→ Exercise details
Retype all of the listing exactly, passing over any picture you find.

**** Data excerpt ****

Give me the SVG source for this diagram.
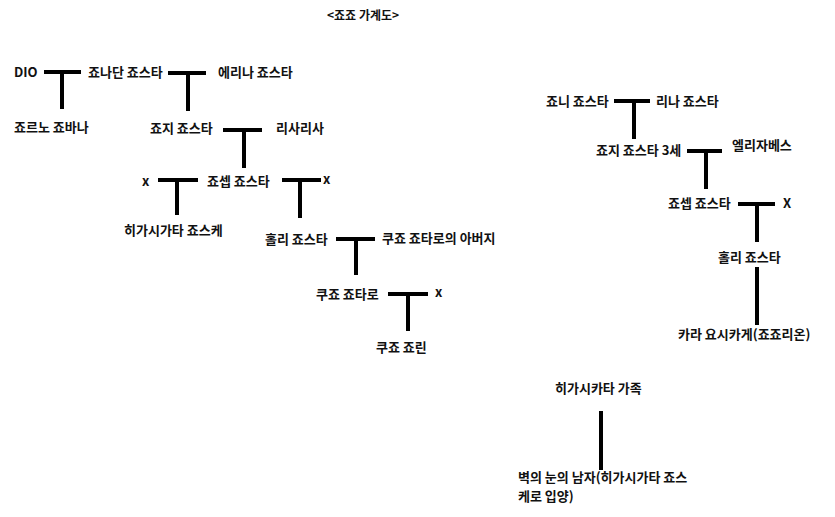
<svg xmlns="http://www.w3.org/2000/svg" width="835" height="517" viewBox="0 0 835 517">
<style>
text{font-family:"Noto Sans CJK KR","Liberation Sans",sans-serif;font-size:13px;font-weight:bold;fill:#111}
text.t{font-size:12px}
.c line{stroke:#000;stroke-width:4}
</style>
<rect width="835" height="517" fill="#fff"/>
<text class="t" x="327" y="20">&lt;죠죠 가계도&gt;</text>
<g class="c" id="connectors">
<line x1="44" y1="72" x2="81" y2="72"/><line x1="62" y1="72" x2="62" y2="109"/>
<line x1="168" y1="73" x2="206" y2="73"/><line x1="188" y1="73" x2="188" y2="111"/>
<line x1="223" y1="130" x2="262" y2="130"/><line x1="244" y1="130" x2="244" y2="168"/>
<line x1="158" y1="180" x2="198" y2="180"/><line x1="177" y1="180" x2="177" y2="215"/>
<line x1="282" y1="180" x2="321" y2="180"/><line x1="300" y1="180" x2="300" y2="218"/>
<line x1="336" y1="239" x2="375" y2="239"/><line x1="356" y1="239" x2="356" y2="275"/>
<line x1="388" y1="294" x2="428" y2="294"/><line x1="408" y1="294" x2="408" y2="331"/>
<line x1="614" y1="101" x2="650" y2="101"/><line x1="634" y1="101" x2="634" y2="139"/>
<line x1="687" y1="151" x2="722" y2="151"/><line x1="706" y1="151" x2="706" y2="189"/>
<line x1="738" y1="204" x2="775" y2="204"/><line x1="757" y1="204" x2="757" y2="242"/>
<line x1="757" y1="267" x2="757" y2="325"/>
<line x1="601" y1="411" x2="601" y2="470"/>
</g>
<g id="dio"><text x="14" y="77">DIO</text></g>
<g id="jonathan"><text x="88" y="77">죠나단 죠스타</text></g>
<g id="erina"><text x="218" y="77">에리나 죠스타</text></g>
<g id="giorno"><text x="14" y="132">죠르노 죠바나</text></g>
<g id="george"><text x="150" y="133">죠지 죠스타</text></g>
<g id="lisalisa"><text x="276" y="133">리사리사</text></g>
<g id="x1"><text x="142" y="186">x</text></g>
<g id="joseph"><text x="207" y="186">죠셉 죠스타</text></g>
<g id="x2"><text x="323" y="184">x</text></g>
<g id="josuke"><text x="124" y="235">히가시가타 죠스케</text></g>
<g id="holly"><text x="265" y="244">홀리 죠스타</text></g>
<g id="jotarofather"><text x="382" y="243">쿠죠 죠타로의 아버지</text></g>
<g id="jotaro"><text x="316" y="299">쿠죠 죠타로</text></g>
<g id="x3"><text x="435" y="297">x</text></g>
<g id="jolyne"><text x="376" y="352">쿠죠 죠린</text></g>
<g id="johnny"><text x="546" y="106">죠니 죠스타</text></g>
<g id="rina"><text x="656" y="106">리나 죠스타</text></g>
<g id="george3"><text x="596" y="155">죠지 죠스타 3세</text></g>
<g id="elizabeth"><text x="732" y="150">엘리자베스</text></g>
<g id="joseph2"><text x="668" y="208">죠셉 죠스타</text></g>
<g id="x4"><text x="783" y="208">X</text></g>
<g id="holly2"><text x="718" y="262">홀리 죠스타</text></g>
<g id="kira"><text x="678" y="339">카라 요시카게(죠죠리온)</text></g>
<g id="higashikata"><text x="555" y="393">히가시카타 가족</text></g>
<g id="wallman"><text x="518" y="482">벽의 눈의 남자(히가시가타 죠스<tspan x="518" dy="19">케로 입양)</tspan></text></g>
</svg>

****

→ Answer to the exercise
Give me the SVG source for this diagram.
<svg xmlns="http://www.w3.org/2000/svg" width="835" height="517" viewBox="0 0 835 517">
<style>
text{font-family:"Noto Sans CJK KR","Liberation Sans",sans-serif;font-size:13px;font-weight:bold;fill:#111}
text.t{font-size:12px}
.c line{stroke:#000;stroke-width:4}
</style>
<rect width="835" height="517" fill="#fff"/>
<text class="t" x="327" y="20">&lt;죠죠 가계도&gt;</text>
<g class="c" id="connectors">
<line x1="44" y1="72" x2="81" y2="72"/><line x1="62" y1="72" x2="62" y2="109"/>
<line x1="168" y1="73" x2="206" y2="73"/><line x1="188" y1="73" x2="188" y2="111"/>
<line x1="223" y1="130" x2="262" y2="130"/><line x1="244" y1="130" x2="244" y2="168"/>
<line x1="158" y1="180" x2="198" y2="180"/><line x1="177" y1="180" x2="177" y2="215"/>
<line x1="282" y1="180" x2="321" y2="180"/><line x1="300" y1="180" x2="300" y2="218"/>
<line x1="336" y1="239" x2="375" y2="239"/><line x1="356" y1="239" x2="356" y2="275"/>
<line x1="388" y1="294" x2="428" y2="294"/><line x1="408" y1="294" x2="408" y2="331"/>
<line x1="614" y1="101" x2="650" y2="101"/><line x1="634" y1="101" x2="634" y2="139"/>
<line x1="687" y1="151" x2="722" y2="151"/><line x1="706" y1="151" x2="706" y2="189"/>
<line x1="738" y1="204" x2="775" y2="204"/><line x1="757" y1="204" x2="757" y2="242"/>
<line x1="757" y1="267" x2="757" y2="325"/>
<line x1="601" y1="411" x2="601" y2="470"/>
</g>
<g id="dio"><text x="14" y="77">DIO</text></g>
<g id="jonathan"><text x="88" y="77">죠나단 죠스타</text></g>
<g id="erina"><text x="218" y="77">에리나 죠스타</text></g>
<g id="giorno"><text x="14" y="132">죠르노 죠바나</text></g>
<g id="george"><text x="150" y="133">죠지 죠스타</text></g>
<g id="lisalisa"><text x="276" y="133">리사리사</text></g>
<g id="x1"><text x="142" y="186">x</text></g>
<g id="joseph"><text x="207" y="186">죠셉 죠스타</text></g>
<g id="x2"><text x="323" y="184">x</text></g>
<g id="josuke"><text x="124" y="235">히가시가타 죠스케</text></g>
<g id="holly"><text x="265" y="244">홀리 죠스타</text></g>
<g id="jotarofather"><text x="382" y="243">쿠죠 죠타로의 아버지</text></g>
<g id="jotaro"><text x="316" y="299">쿠죠 죠타로</text></g>
<g id="x3"><text x="435" y="297">x</text></g>
<g id="jolyne"><text x="376" y="352">쿠죠 죠린</text></g>
<g id="johnny"><text x="546" y="106">죠니 죠스타</text></g>
<g id="rina"><text x="656" y="106">리나 죠스타</text></g>
<g id="george3"><text x="596" y="155">죠지 죠스타 3세</text></g>
<g id="elizabeth"><text x="732" y="150">엘리자베스</text></g>
<g id="joseph2"><text x="668" y="208">죠셉 죠스타</text></g>
<g id="x4"><text x="783" y="208">X</text></g>
<g id="holly2"><text x="718" y="262">홀리 죠스타</text></g>
<g id="kira"><text x="678" y="339">카라 요시카게(죠죠리온)</text></g>
<g id="higashikata"><text x="555" y="393">히가시카타 가족</text></g>
<g id="wallman"><text x="518" y="482">벽의 눈의 남자(히가시가타 죠스<tspan x="518" dy="19">케로 입양)</tspan></text></g>
</svg>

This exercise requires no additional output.